Rudolf Sittner (*1944) ist einer der bekanntesten Gebrauchsgrafiker in Cottbus – und ein bemerkenswerter Maler. 2020 hat der Künstler 50-jähriges Berufsjubiläum als Gebrauchsgrafiker.
Passenderweise und nicht ganz zufällig zeigt das Stadtmuseum in diesen Wochen eine Sonderausstellung zum Thema Gebrauchsgrafik in Cottbus. Tatsächlich war es Rudolf Sittner, der vor rund vier Jahren erste Ideen zu dieser Ausstellung entwickelte und schließlich Herbert Schirmer als Kurator für dieses Projekt gewann. Doch bald schon gab es Differenzen.
„Die Zusammenarbeit war nicht so, wie ich sie mir erwartet hatte. Ich hatte mich auf eine Kooperation gefreut, doch er beteiligte uns Gebrauchsgrafiker kaum an der Konzeption der Ausstellung,“ erinnert sich Sittner. Ende 2019 zog er sich enttäuscht aus dem Projekt zurück.
Und steckte seine schöpferische Energie in ein sehr lesens- und sehenswertes Buch: „Umblättern. Gebrauchsgrafik aus fünf Jahrzehnten.“
Darin blickt der Künstler zurück auf sein bisheriges Lebenswerk und die Etappen seines Schaffens, von seinen Anfängen bei der DEWAG (Deutsche Werbe- und Anzeigengesellschaft) in Cottbus und der gemeinsamen Siebdruckwerkstatt mit Meinhard Bärmich und Andreas Wallat über die vielfachen Brüche und Verwerfungen der Wendezeit – bis hin zu seinen Reisen nach Südamerika, die Sittners Malerei bis heute zutiefst beeinflussen. All das wäre schon ausgesprochen interessant.
Doch das Buch will (und kann) noch mehr: Rudolf Sittner zeigt darin anschaulich, wie es nur ein Insider kann, was es bedeutet, gebrauchsgrafisch zu arbeiten – für verschiedene Auftraggeber und im Angesicht wechselnder politisch-gesellschaftlicher Gemengelagen.
„Ich denke, dass das Wesen dessen, das ich als Gebrauchsgrafiker gemacht habe, in diesem Buch zum Ausdruck kommt“, erklärt er.
Dabei pauschalisiert er nicht, sondern erinnert sich mit geradezu enzyklopädischem Gedächtnis an konkrete Begebenheiten, die er detailreich und sehr unterhaltsam schildert. Manche Auftragsarbeiten kommentiert er mit spitzer Feder, beispielsweise: „Es gilt, auf dem schmalen Grat zwischen eigener gestalterischer Kompetenz und Missachtung der Kundenwünsche zu wandeln.“
Ganz en passant erfährt der Leser auch Wissenswertes über die Geschichte des Bezirks Cottbus, die Kulturpolitik der DDR und den gemischten Segen der deutschen Wiedervereinigung für die Gebrauchsgrafik.

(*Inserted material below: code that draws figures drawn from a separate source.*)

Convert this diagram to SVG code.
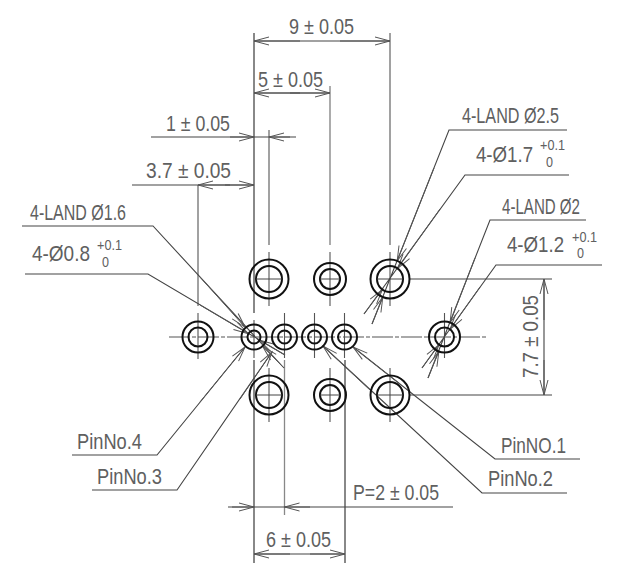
<svg xmlns="http://www.w3.org/2000/svg" width="620" height="574" viewBox="0 0 620 574">
<style>
text{font-family:"Liberation Sans",Arial,sans-serif;font-size:21.500px;fill:#606060}
.s{font-size:14.500px}
.o{fill:none;stroke:#111;stroke-width:2}
.c{fill:none;stroke:#444;stroke-width:1}
.l{fill:none;stroke:#444;stroke-width:1.1}
.e{fill:none;stroke:#888;stroke-width:2}
.d{fill:none;stroke:#555;stroke-width:1.1}
.a{fill:none;stroke:#555;stroke-width:1;marker-end:url(#h)}
</style>
<defs>
<marker id="h" markerUnits="userSpaceOnUse" markerWidth="20" markerHeight="12" refX="16" refY="6" orient="auto" overflow="visible"><path d="M1 2 L16 6 L1 10" fill="none" stroke="#555" stroke-width="1"/></marker>
</defs>
<g id="connectors">
<path class="d" d="M390 33V245M390 252V306"/>
<path class="e" d="M330 86V245" style="stroke-width:1.4"/>
<path class="d" d="M330 252V306M330 368V422M269 130V245M269 252V306M269 368V422M390 368V422"/>
<path class="e" d="M254 33V313M254 360V563M345 360V563"/>
<path class="e" d="M284.500 360V515" style="stroke-width:1.3"/>
<path class="d" d="M198 185V306M198 313V359M254 320V358M284.500 313V358M314.500 313V358M344.500 313V358M444.500 313V358"/>
<path class="d" d="M169 337H486" stroke-dasharray="21 2 4 2"/>
<path class="l" d="M254 41H390M254 93H330M151 137H296M132 185H254M228 507H453M254 554H345M410 279H552M410 395H552M544 279V395"/>
<path class="a" d="M300 41H254"/><path class="a" d="M340 41H390"/>
<path class="a" d="M300 93H254"/><path class="a" d="M290 93H330"/>
<path class="a" d="M230 137H254"/><path class="a" d="M290 137H269"/>
<path class="a" d="M230 185H198"/><path class="a" d="M225 185H254"/>
<path class="a" d="M232 507H254"/><path class="a" d="M310 507H284.500"/>
<path class="a" d="M290 554H254"/><path class="a" d="M310 554H345"/>
<path class="a" d="M544 320V279"/><path class="a" d="M544 360V395"/>
<path class="l" d="M567 130H449L372 324M569 175H465L364 314"/>
<path class="l" d="M586 220H490L428 378M602 265H496L422 368"/>
<path class="l" d="M22 226H153L284 368M25 274H148L285 355"/>
<path class="l" d="M72 455H157L245 347M92 490H177L272 352"/>
<path class="l" d="M580 459H495L353 347M567 493H482L323 346"/>
<path class="a" d="M434 168L397.200 260.900"/><path class="a" d="M372 324L382.800 297.100"/>
<path class="a" d="M440 209L397.600 268.500"/><path class="a" d="M364 314L382.400 289.500"/>
<path class="a" d="M475 258L450.100 322.600"/><path class="a" d="M428 378L438.900 351.400"/>
<path class="a" d="M480 287L450 329.300"/><path class="a" d="M422 368L439 344.700"/>
<path class="a" d="M200 277L245.200 327.400"/><path class="a" d="M284 368L262.800 346.600"/>
<path class="a" d="M200 305L248.400 333.700"/><path class="a" d="M285 355L259.600 340.300"/>
<path class="a" d="M200 402L245 347"/><path class="a" d="M240 399L272 352"/>
<path class="a" d="M400 384L353 347"/><path class="a" d="M370 390L323 346"/>
</g>
<g id="pad-top-left"><circle class="o" cx="269" cy="279" r="19.500"/><circle class="o" cx="269" cy="279" r="13"/><path class="c" d="M256 279H282"/></g>
<g id="pad-top-mid"><circle class="o" cx="330" cy="279" r="16"/><circle class="o" cx="330" cy="279" r="10"/><path class="c" d="M320 279H340"/></g>
<g id="pad-top-right"><circle class="o" cx="390" cy="279" r="19.500"/><circle class="o" cx="390" cy="279" r="13"/><path class="c" d="M377 279H403"/></g>
<g id="pad-bottom-left"><circle class="o" cx="269" cy="395" r="19.500"/><circle class="o" cx="269" cy="395" r="13"/><path class="c" d="M256 395H282"/></g>
<g id="pad-bottom-mid"><circle class="o" cx="330" cy="395" r="16"/><circle class="o" cx="330" cy="395" r="10"/><path class="c" d="M320 395H340"/></g>
<g id="pad-bottom-right"><circle class="o" cx="390" cy="395" r="19.500"/><circle class="o" cx="390" cy="395" r="13"/><path class="c" d="M377 395H403"/></g>
<g id="hole-left"><circle class="o" cx="198" cy="337" r="15.500"/><circle class="o" cx="198" cy="337" r="9.500"/></g>
<g id="hole-right"><circle class="o" cx="444.500" cy="337" r="15.500"/><circle class="o" cx="444.500" cy="337" r="9.500"/></g>
<g id="pin-4"><circle class="o" cx="254" cy="337" r="12.500"/><circle class="o" cx="254" cy="337" r="6.500"/></g>
<g id="pin-3"><circle class="o" cx="284.500" cy="337" r="12.500"/><circle class="o" cx="284.500" cy="337" r="6.500"/></g>
<g id="pin-2"><circle class="o" cx="314.500" cy="337" r="12.500"/><circle class="o" cx="314.500" cy="337" r="6.500"/></g>
<g id="pin-1"><circle class="o" cx="344.500" cy="337" r="12.500"/><circle class="o" cx="344.500" cy="337" r="6.500"/></g>
<g id="labels">
<text x="289" y="34" textLength="65" lengthAdjust="spacingAndGlyphs">9 ± 0.05</text>
<text x="258" y="87" textLength="65" lengthAdjust="spacingAndGlyphs">5 ± 0.05</text>
<text x="166" y="131" textLength="64" lengthAdjust="spacingAndGlyphs">1 ± 0.05</text>
<text x="146" y="178" textLength="85" lengthAdjust="spacingAndGlyphs">3.7 ± 0.05</text>
<text x="30" y="220" textLength="96" lengthAdjust="spacingAndGlyphs">4-LAND Ø1.6</text>
<text x="32" y="261" textLength="58" lengthAdjust="spacingAndGlyphs">4-Ø0.8</text>
<text class="s" x="97" y="250" textLength="25" lengthAdjust="spacingAndGlyphs">+0.1</text>
<text class="s" x="102" y="267" textLength="7" lengthAdjust="spacingAndGlyphs">0</text>
<text x="462" y="123" textLength="97" lengthAdjust="spacingAndGlyphs">4-LAND Ø2.5</text>
<text x="476" y="162" textLength="57" lengthAdjust="spacingAndGlyphs">4-Ø1.7</text>
<text class="s" x="540" y="150" textLength="25" lengthAdjust="spacingAndGlyphs">+0.1</text>
<text class="s" x="546" y="167" textLength="7" lengthAdjust="spacingAndGlyphs">0</text>
<text x="502" y="214" textLength="78" lengthAdjust="spacingAndGlyphs">4-LAND Ø2</text>
<text x="507" y="252" textLength="57" lengthAdjust="spacingAndGlyphs">4-Ø1.2</text>
<text class="s" x="572" y="242" textLength="25" lengthAdjust="spacingAndGlyphs">+0.1</text>
<text class="s" x="577" y="258" textLength="7" lengthAdjust="spacingAndGlyphs">0</text>
<text transform="translate(538 378) rotate(-90)" x="0" y="0" textLength="83" lengthAdjust="spacingAndGlyphs">7.7 ± 0.05</text>
<text x="501" y="453" textLength="65" lengthAdjust="spacingAndGlyphs">PinNO.1</text>
<text x="488" y="486" textLength="65" lengthAdjust="spacingAndGlyphs">PinNo.2</text>
<text x="97" y="484" textLength="65" lengthAdjust="spacingAndGlyphs">PinNo.3</text>
<text x="77" y="449" textLength="65" lengthAdjust="spacingAndGlyphs">PinNo.4</text>
<text x="353" y="500" textLength="86" lengthAdjust="spacingAndGlyphs">P=2 ± 0.05</text>
<text x="266" y="547" textLength="65" lengthAdjust="spacingAndGlyphs">6 ± 0.05</text>
</g>
</svg>
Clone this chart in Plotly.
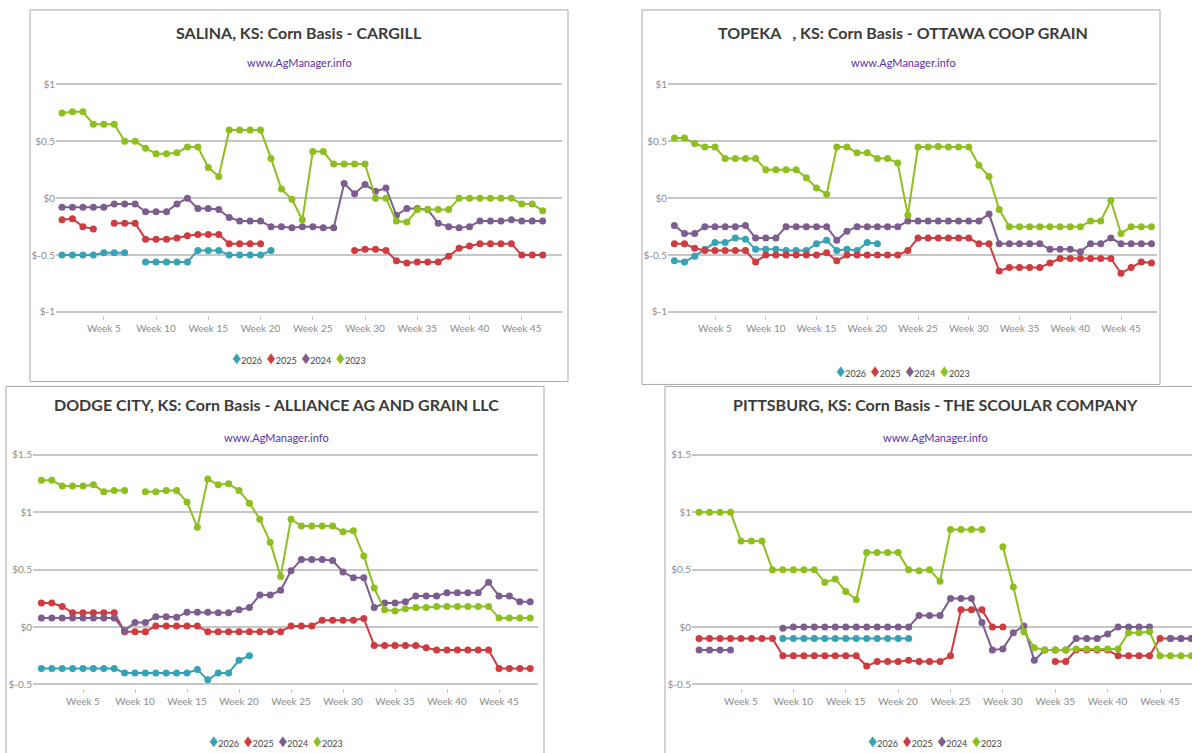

Anders als manch andere Kommentatoren sieht Sittner hier durchaus auch Schattenseiten der Wende. Er erklärt HERMANN-kunststoff gegenüber: „Sie hat Gutes und Schlechtes mit sich gebracht. Das Gute war, dass wir bessere technische Möglichkeiten hatten und vieles auch vereinfacht wurde. Weniger gut war, dass der Geist der neuen Zeit die Leute auseinanderdividierte. Es gab vorher mehr Kollegialität. Das Konkurrenzdenken hat sich erst nach der Wende breitgemacht.“
Wer sich einen differenzierten Blick auf die Geschichte der Cottbuser Gebrauchsgrafik erhofft, dem sei „Umblättern“ wärmstens empfohlen.